Si la Suprema Corte de Justicia de la Nación declara la inconstitucionalidad del «Plan B«, habrá honrado la más alta tradición política de México: la herencia de los liberales.
La Constitución liberal de 1857 otorgó al Poder Judicial una independencia absoluta frente a los otros dos poderes, al grado de convertirlo en el fiel de la balanza. Por un lado, en ausencia del presidente de la república, tomaba su lugar el presidente en turno de la SCJN. Así fue como Juárez llegó al poder en 1858. Por otra parte, si bien no podía destituir a una autoridad considerada ilegítima por irregularidades en su elección, la Corte sí podía amparar a los ciudadanos ante las disposiciones de esa autoridad. Así ocurrió en el amparo Morelos, de 1874, en el que la SCJN declaró «incompetente de origen» al gobierno del general Francisco Leyva y determinó que sus acciones podrían recurrirse mediante el amparo.
El golpe de Estado de Porfirio Díaz en 1876 rompió el orden constitucional.
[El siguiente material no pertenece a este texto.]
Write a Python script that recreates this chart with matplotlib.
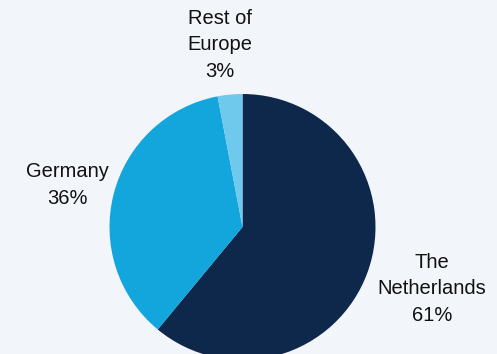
import matplotlib.pyplot as plt

labels = ["The\nNetherlands", "Germany", "Rest of\nEurope"]
shares = [61, 36, 3]
colors = ["#0e284c", "#13a6dd", "#6fc9ed"]

bg = "#f2f6fa"
W, H = 497, 354

fig = plt.figure(figsize=(W / 100, H / 100), dpi=100, facecolor=bg)
ax = fig.add_axes([0, 0, 1, 1])
ax.set_facecolor(bg)

# pie drawn in pixel-like coordinates, clipped at the bottom like the original
ax.pie(shares, colors=colors, startangle=90, counterclock=False,
       center=(242.5, H - 227), radius=133, frame=True,
       wedgeprops=dict(linewidth=0))
ax.set_xlim(0, W)
ax.set_ylim(0, H)
ax.set_aspect("equal")
ax.axis("off")

label_pos = [(432, H - 289), (67, H - 185), (220, H - 45)]
for lab, s, (x, y) in zip(labels, shares, label_pos):
    ax.text(x, y, f"{lab}\n{s}%", ha="center", va="center",
            fontsize=14.5, family="Liberation Sans", color="#111111",
            linespacing=1.5)

fig.savefig("out.png", dpi=100, facecolor=bg)
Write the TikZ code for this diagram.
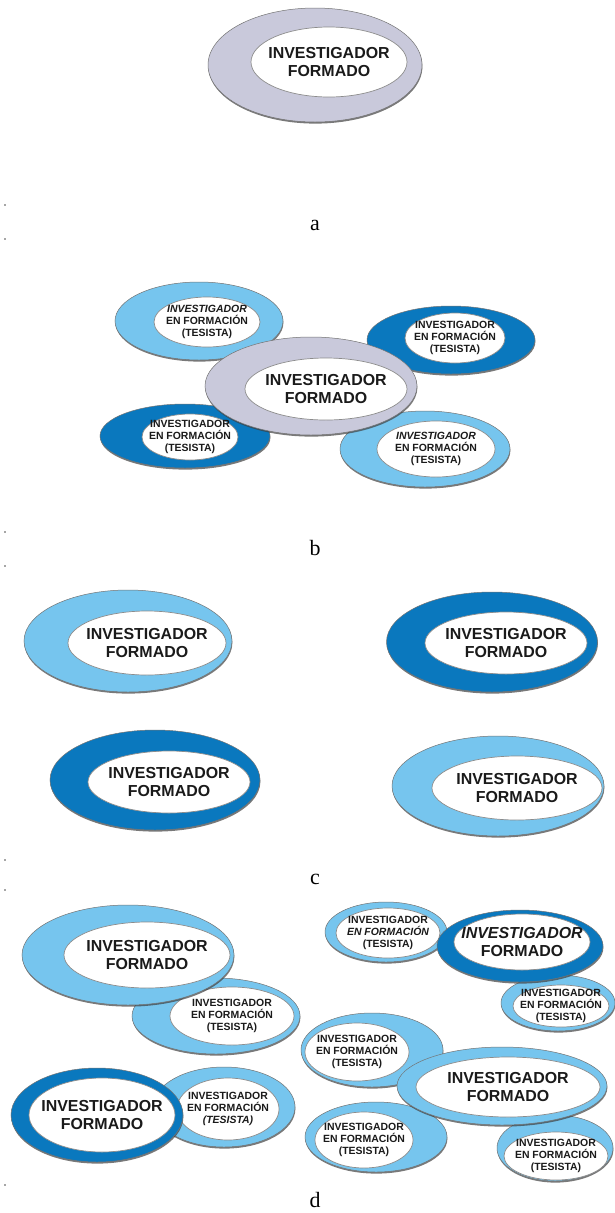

Su popularidad era irresistible pero necesitaba la legitimidad que solo dan las elecciones. En 1877 fue elegido de manera abrumadora. De 1880 a 1884 le prestó la silla a su compadre Manuel González, para luego apoltronarse en ella durante seis períodos. Siempre respetó formalmente las elecciones pero no tuvo un auténtico rival hasta que apareció Madero.
En 1910 el país pedía un cambio. Las condiciones de los comicios (incluido el encarcelamiento de Madero) hacían imposible la efectividad del sufragio y el fraude fue evidente, pero para entonces la SCJN había dejado de tener facultades en la justicia electoral por la vía del juicio de amparo. Esa omisión constitucional derivó en una dictadura, porque el ciudadano quedaba literalmente desamparado frente al poder ilegítimo. Y la única salida era una revolución. Ese fue el costo de abandonar la letra y el espíritu que legaron los liberales de la Reforma. ¿Cómo ocurrió?
Como se lee en la Historia mínima de la Suprema Corte de Justicia de México, de Pablo Mijangos (El Colegio de México, 2019), quien cambió las reglas fue el jurista tapatío Ignacio Luis Vallarta. Su objetivo expreso era la «despolitización» de la Corte. Esto debía ocurrir eliminando ambas prerrogativas. A la distancia, en el primer caso parecía sensato: un ministro presidente, sabedor de que su posición en la Corte podría encumbrarlo a la presidencia, se colocaba de hecho en la primera línea de la oposición. Vallarta obtuvo fácilmente el apoyo de Porfirio Díaz a la reforma constitucional.
El segundo caso, más discutible, consistía en apartar al tribunal de todas las decisiones de carácter electoral confiándolas exclusivamente a los órganos electorales (lo cual, en la práctica, entregaba el proceso al Poder Ejecutivo). Esta reforma requirió de un hilado más fino, pues hacía falta cambiar -desde la propia Corte– la interpretación prevaleciente de la Constitución. En 1881, gracias a la elección de cinco nuevos ministros, Vallarta impuso su criterio. En la primera sentencia dictada después de esa elección, el 6 de agosto de ese año, el ministro subrayó que únicamente los colegios electorales -y no la Corte- podían determinar la legitimidad de las autoridades electas. De otra manera -afirmaba- se cometía un atentado contra la división de poderes y la soberanía de los estados. Con esta nueva interpretación, el máximo tribunal se apartó del espíritu liberal de la República Restaurada.
Así llegó México a 1910. Si la SCJN hubiera retenido la facultad de amparar a los ciudadanos contra nuevas leyes, decretos o acciones de un gobierno elegido de manera ilegítima como el de Porfirio Díaz, quizá la transición de poder se habría alcanzado de manera pacífica, sin una revolución.
El régimen del PRI continuó fielmente el libreto porfirista. Por más de setenta años, la Corte no recuperó la facultad, a pesar de las infinitas irregularidades y los graves atropellos al sufragio.
A fines del siglo XX, los ciudadanos encontramos la fórmula institucional y moderna para llevar a cabo todo el proceso electoral y calificarlo. Esa fórmula fue la creación del Instituto Federal Electoral (hoy, INE) y del Tribunal Federal Electoral (hoy Tribunal Electoral del Poder Judicial de la Federación). Son, en todas sus instancias y funciones, el árbitro electoral autónomo que siempre faltó en nuestra historia política.
Hoy la SCJN tiene la oportunidad de la Historia. Solo necesita salvaguardar, con la Constitución en la mano, la integridad del árbitro.